_Work to do_
Retype only what runs from the first line of the listing to the line holding "R_SAMPLE = [0, 515, 2182, 5106]", both included. Do not retype the pictures.

_Material_
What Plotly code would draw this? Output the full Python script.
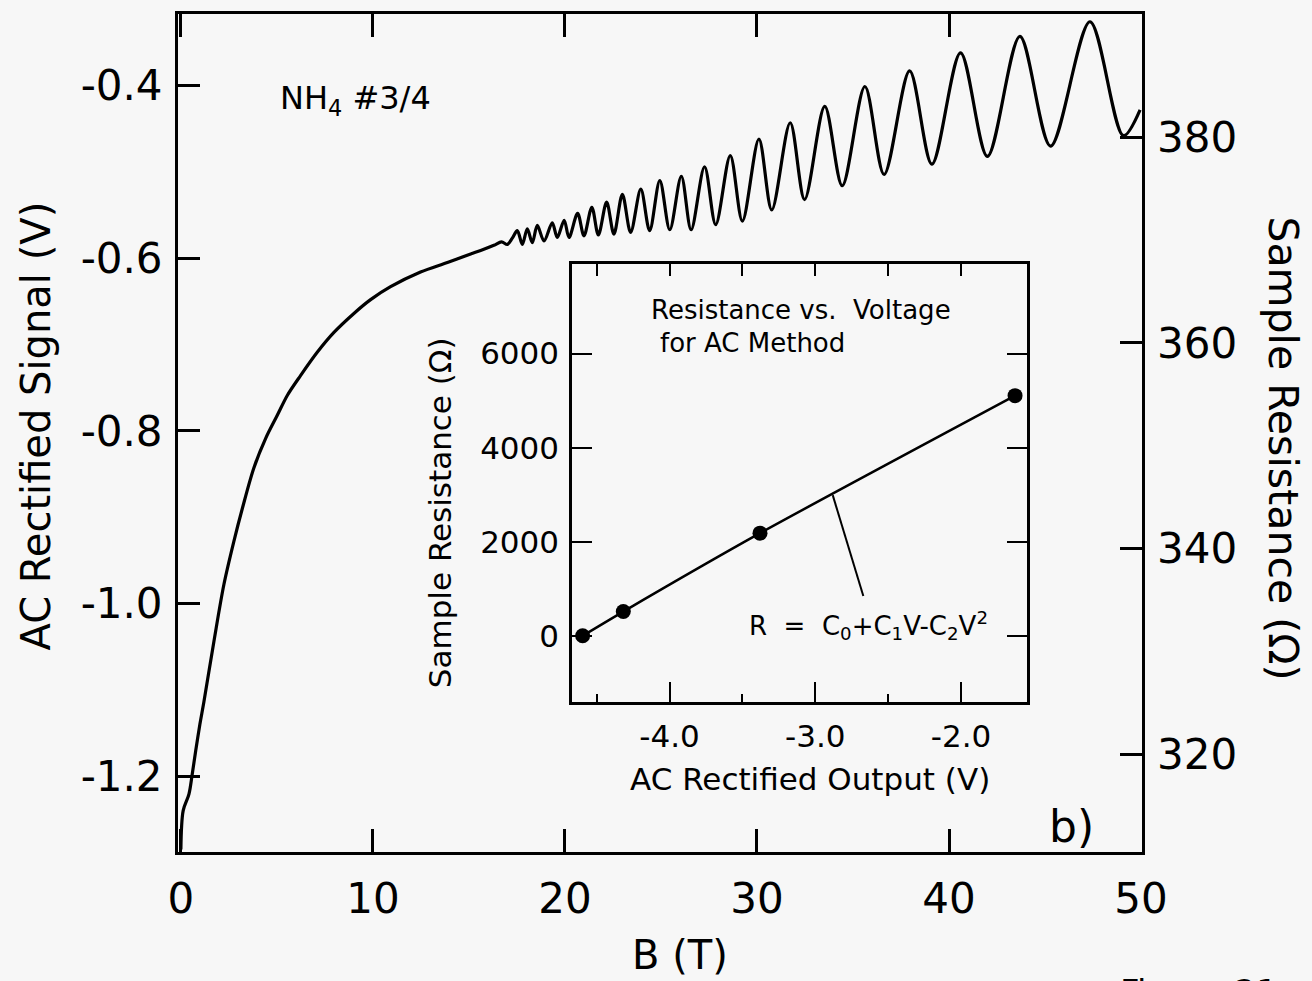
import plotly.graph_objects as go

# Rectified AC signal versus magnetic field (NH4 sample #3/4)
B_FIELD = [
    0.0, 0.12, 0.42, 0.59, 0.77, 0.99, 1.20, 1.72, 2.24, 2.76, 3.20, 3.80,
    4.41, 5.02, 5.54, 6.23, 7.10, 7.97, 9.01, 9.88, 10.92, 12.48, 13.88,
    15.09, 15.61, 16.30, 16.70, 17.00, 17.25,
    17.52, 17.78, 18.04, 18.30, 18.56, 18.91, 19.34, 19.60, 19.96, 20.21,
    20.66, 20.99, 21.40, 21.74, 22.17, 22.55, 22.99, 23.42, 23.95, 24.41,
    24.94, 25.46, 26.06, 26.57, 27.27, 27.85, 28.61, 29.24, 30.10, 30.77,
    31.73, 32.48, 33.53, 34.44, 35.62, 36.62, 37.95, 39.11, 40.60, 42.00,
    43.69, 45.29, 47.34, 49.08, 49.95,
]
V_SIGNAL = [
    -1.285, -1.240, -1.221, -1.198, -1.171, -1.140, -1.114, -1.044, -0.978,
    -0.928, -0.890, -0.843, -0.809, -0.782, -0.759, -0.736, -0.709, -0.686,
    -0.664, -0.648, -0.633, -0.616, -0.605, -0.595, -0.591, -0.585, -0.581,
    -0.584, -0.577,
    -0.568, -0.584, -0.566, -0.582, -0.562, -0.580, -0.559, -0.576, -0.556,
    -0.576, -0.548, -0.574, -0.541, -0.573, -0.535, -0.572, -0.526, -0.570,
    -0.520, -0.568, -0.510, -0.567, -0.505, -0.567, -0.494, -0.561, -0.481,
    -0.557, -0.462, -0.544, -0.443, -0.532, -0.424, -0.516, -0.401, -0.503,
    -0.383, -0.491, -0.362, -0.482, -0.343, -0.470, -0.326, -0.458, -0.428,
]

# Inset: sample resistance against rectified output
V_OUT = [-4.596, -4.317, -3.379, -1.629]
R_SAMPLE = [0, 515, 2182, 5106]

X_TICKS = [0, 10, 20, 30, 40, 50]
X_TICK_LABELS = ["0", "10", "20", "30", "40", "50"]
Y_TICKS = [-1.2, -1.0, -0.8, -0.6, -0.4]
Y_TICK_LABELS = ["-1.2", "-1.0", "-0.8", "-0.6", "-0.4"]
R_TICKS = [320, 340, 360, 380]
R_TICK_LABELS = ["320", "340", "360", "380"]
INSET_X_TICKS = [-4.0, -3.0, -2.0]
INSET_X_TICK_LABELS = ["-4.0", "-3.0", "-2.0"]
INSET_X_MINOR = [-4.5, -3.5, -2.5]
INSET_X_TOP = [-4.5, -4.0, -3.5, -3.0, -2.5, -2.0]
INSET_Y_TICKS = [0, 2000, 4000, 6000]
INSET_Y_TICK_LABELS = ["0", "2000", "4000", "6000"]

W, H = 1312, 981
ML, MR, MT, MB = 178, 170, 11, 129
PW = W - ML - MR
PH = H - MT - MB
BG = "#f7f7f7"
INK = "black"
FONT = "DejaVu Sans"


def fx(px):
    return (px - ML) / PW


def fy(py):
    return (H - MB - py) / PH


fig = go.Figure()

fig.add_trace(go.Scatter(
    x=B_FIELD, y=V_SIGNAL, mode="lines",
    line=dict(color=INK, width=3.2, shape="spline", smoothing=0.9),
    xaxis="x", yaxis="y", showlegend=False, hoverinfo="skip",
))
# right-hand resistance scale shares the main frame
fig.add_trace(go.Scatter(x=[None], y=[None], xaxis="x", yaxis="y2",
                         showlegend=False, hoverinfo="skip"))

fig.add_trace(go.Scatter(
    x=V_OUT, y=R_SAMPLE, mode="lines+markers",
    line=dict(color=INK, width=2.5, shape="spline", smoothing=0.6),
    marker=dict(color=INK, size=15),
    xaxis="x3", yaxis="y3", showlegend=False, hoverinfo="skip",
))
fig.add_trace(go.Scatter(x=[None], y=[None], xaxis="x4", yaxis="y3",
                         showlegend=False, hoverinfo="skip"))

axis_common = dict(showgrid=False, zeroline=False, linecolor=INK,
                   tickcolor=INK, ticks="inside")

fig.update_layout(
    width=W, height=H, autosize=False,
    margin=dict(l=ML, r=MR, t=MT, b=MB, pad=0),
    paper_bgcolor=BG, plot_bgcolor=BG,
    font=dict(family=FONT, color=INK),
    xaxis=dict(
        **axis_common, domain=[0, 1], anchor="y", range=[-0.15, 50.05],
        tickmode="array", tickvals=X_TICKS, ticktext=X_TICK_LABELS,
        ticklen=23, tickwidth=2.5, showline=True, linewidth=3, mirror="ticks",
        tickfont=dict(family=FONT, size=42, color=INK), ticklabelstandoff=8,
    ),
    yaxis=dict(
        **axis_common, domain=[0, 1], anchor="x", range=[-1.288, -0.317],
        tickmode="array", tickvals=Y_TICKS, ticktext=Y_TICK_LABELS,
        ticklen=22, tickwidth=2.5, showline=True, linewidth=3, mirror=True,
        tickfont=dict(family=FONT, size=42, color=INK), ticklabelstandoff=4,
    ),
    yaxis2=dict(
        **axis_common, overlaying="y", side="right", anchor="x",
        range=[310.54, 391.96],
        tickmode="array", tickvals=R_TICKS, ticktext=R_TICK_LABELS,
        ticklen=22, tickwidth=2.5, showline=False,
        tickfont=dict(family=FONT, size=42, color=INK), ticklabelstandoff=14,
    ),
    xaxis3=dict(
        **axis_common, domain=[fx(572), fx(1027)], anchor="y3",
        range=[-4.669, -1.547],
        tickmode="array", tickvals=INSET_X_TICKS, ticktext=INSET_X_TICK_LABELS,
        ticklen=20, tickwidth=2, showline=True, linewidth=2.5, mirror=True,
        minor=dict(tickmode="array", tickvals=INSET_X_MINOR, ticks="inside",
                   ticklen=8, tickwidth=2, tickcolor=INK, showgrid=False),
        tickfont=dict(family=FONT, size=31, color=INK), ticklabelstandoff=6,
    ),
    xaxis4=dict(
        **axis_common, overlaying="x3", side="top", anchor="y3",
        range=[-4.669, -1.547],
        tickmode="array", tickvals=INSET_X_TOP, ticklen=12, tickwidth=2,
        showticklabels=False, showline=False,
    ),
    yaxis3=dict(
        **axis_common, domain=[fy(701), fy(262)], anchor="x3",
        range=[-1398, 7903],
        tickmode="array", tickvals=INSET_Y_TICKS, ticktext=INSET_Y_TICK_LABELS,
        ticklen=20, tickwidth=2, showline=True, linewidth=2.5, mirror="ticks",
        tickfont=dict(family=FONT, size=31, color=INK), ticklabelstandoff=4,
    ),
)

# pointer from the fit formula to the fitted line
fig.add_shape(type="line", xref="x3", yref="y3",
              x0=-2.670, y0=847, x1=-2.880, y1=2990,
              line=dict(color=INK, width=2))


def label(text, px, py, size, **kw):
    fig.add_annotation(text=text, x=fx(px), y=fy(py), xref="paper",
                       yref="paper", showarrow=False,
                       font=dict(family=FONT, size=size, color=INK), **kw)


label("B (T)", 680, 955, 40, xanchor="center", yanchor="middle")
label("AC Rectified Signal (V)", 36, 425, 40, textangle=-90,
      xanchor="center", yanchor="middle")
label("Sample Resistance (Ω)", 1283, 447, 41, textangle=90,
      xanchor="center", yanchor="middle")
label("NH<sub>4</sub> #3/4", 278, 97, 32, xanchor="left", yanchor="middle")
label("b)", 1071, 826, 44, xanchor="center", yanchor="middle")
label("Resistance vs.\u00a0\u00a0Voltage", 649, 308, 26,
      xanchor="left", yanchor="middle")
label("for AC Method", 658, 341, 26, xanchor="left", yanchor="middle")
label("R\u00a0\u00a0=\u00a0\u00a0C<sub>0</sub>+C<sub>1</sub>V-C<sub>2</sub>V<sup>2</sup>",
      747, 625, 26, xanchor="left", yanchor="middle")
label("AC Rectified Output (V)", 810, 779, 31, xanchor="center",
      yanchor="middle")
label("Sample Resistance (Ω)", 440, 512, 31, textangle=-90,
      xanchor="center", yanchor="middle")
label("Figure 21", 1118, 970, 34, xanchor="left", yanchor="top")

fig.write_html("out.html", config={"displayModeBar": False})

_Complete output_
What Plotly code would draw this? Output the full Python script.
import plotly.graph_objects as go

# Rectified AC signal versus magnetic field (NH4 sample #3/4)
B_FIELD = [
    0.0, 0.12, 0.42, 0.59, 0.77, 0.99, 1.20, 1.72, 2.24, 2.76, 3.20, 3.80,
    4.41, 5.02, 5.54, 6.23, 7.10, 7.97, 9.01, 9.88, 10.92, 12.48, 13.88,
    15.09, 15.61, 16.30, 16.70, 17.00, 17.25,
    17.52, 17.78, 18.04, 18.30, 18.56, 18.91, 19.34, 19.60, 19.96, 20.21,
    20.66, 20.99, 21.40, 21.74, 22.17, 22.55, 22.99, 23.42, 23.95, 24.41,
    24.94, 25.46, 26.06, 26.57, 27.27, 27.85, 28.61, 29.24, 30.10, 30.77,
    31.73, 32.48, 33.53, 34.44, 35.62, 36.62, 37.95, 39.11, 40.60, 42.00,
    43.69, 45.29, 47.34, 49.08, 49.95,
]
V_SIGNAL = [
    -1.285, -1.240, -1.221, -1.198, -1.171, -1.140, -1.114, -1.044, -0.978,
    -0.928, -0.890, -0.843, -0.809, -0.782, -0.759, -0.736, -0.709, -0.686,
    -0.664, -0.648, -0.633, -0.616, -0.605, -0.595, -0.591, -0.585, -0.581,
    -0.584, -0.577,
    -0.568, -0.584, -0.566, -0.582, -0.562, -0.580, -0.559, -0.576, -0.556,
    -0.576, -0.548, -0.574, -0.541, -0.573, -0.535, -0.572, -0.526, -0.570,
    -0.520, -0.568, -0.510, -0.567, -0.505, -0.567, -0.494, -0.561, -0.481,
    -0.557, -0.462, -0.544, -0.443, -0.532, -0.424, -0.516, -0.401, -0.503,
    -0.383, -0.491, -0.362, -0.482, -0.343, -0.470, -0.326, -0.458, -0.428,
]

# Inset: sample resistance against rectified output
V_OUT = [-4.596, -4.317, -3.379, -1.629]
R_SAMPLE = [0, 515, 2182, 5106]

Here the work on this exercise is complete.